Roddy Woomble once said “Love Will Tear Us Apart” was Joy Division’s best single, if only because it’s the only one that captures the band’s live energy. I was four months when Ian Curtis killed himself, so I had to take Woomble’s word for it, but it certainly feels unusual – almost unique - within the band’s songs. This is one of those contrary takes wearying dickheads pretend are “unpopular”, or – heaven forfend! – “cancellable”, but I’ve never been able to get next to Joy Division. I don’t quibble with Peter Hook’s contention their music seemed to come from some other place. It just wasn’t a very enticing place, cold and distant and half-illuminated with polarised light. Extraordinary doesn’t have to mean engaging.
“Love Will Tear Us Apart”, together with equally late cuts “Atmosphere” and (so late Curtis was dead before it was recorded, and it came out as a New Order joint) “Ceremony”, represented the band moving into more interesting territory. Or, given the previous metaphor, perhaps I should say they represented a shift in how the band processed the territory they were already exploring. Songs about how it felt to traverse this strange, alien world, rather than terse reports about what it contained.

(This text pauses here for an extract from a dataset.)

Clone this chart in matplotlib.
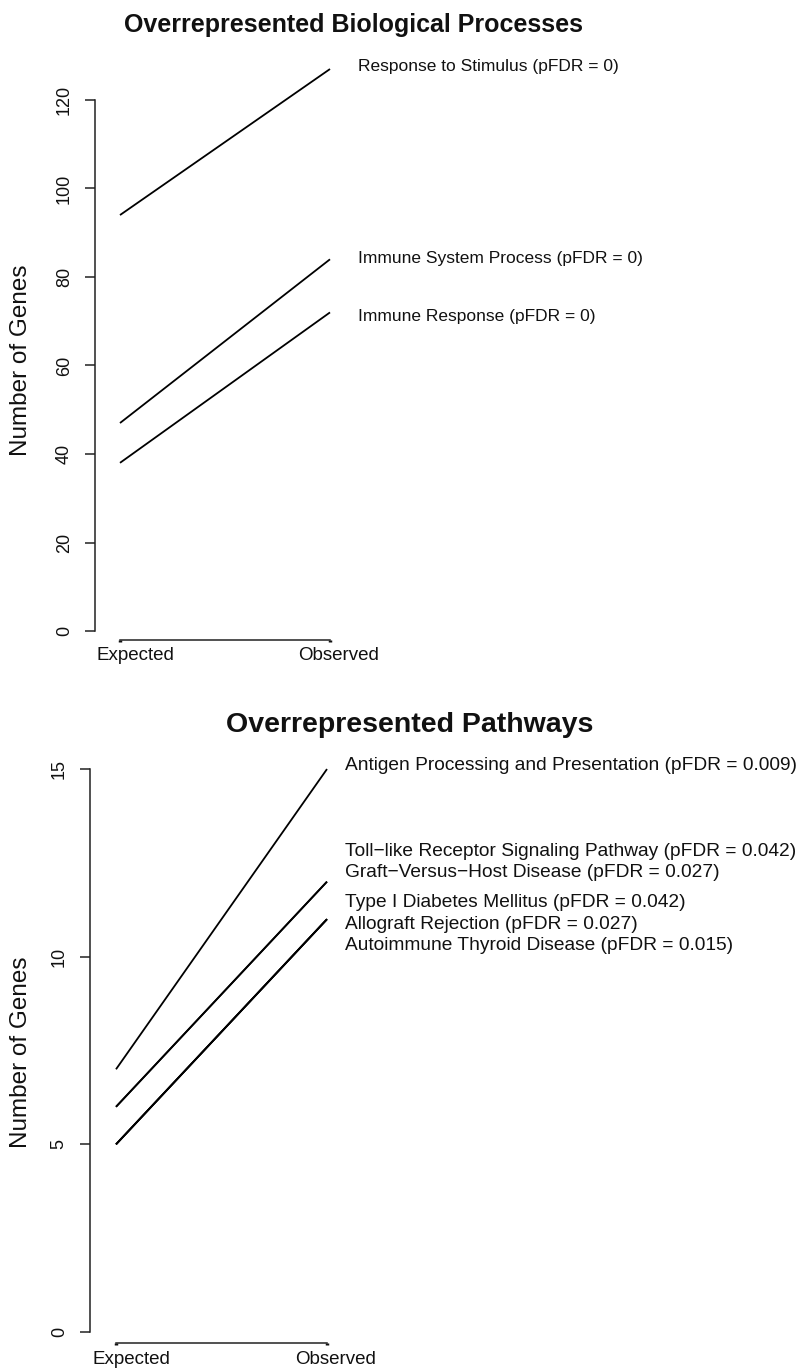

It’s not that this isn’t still minimalist (part of why it’s almost impossible to cover), though it wasn’t common to hear Curtis on guitar to free Sumner up for keys – the song is built around a D chord both because of its versatility and the ease with which Curtis could play it. But there’s an energy here that’s purposefully held back in the band’s two studio albums. A sense of release, as Curtis channels his disintegrating marriage, the stress of juggling new success and old commitments, and a recent epilepsy diagnosis into a piano-wire tight growl of exhausted desperation. The cliché contrast of how good/poor luck in life matters nothing compared to poor/good luck in love is rewritten to something much more interesting: “Everything is awful, but all that really matters is my marriage – which just so happens to
also be fucked”.
There are all sorts of offensively self-centred ways to link Curtis’ last months with the quality of the song. All of them we shall ignore. No song is so good it is worth a human life, and no band is so good them losing one among their number is primarily sad because the music stops. Instead of inferences, then, let’s stick to the one certainty we have in this: “Love Will Tear Us Apart” is one of the greatest songs ever recorded. That should be - HAS to be - enough.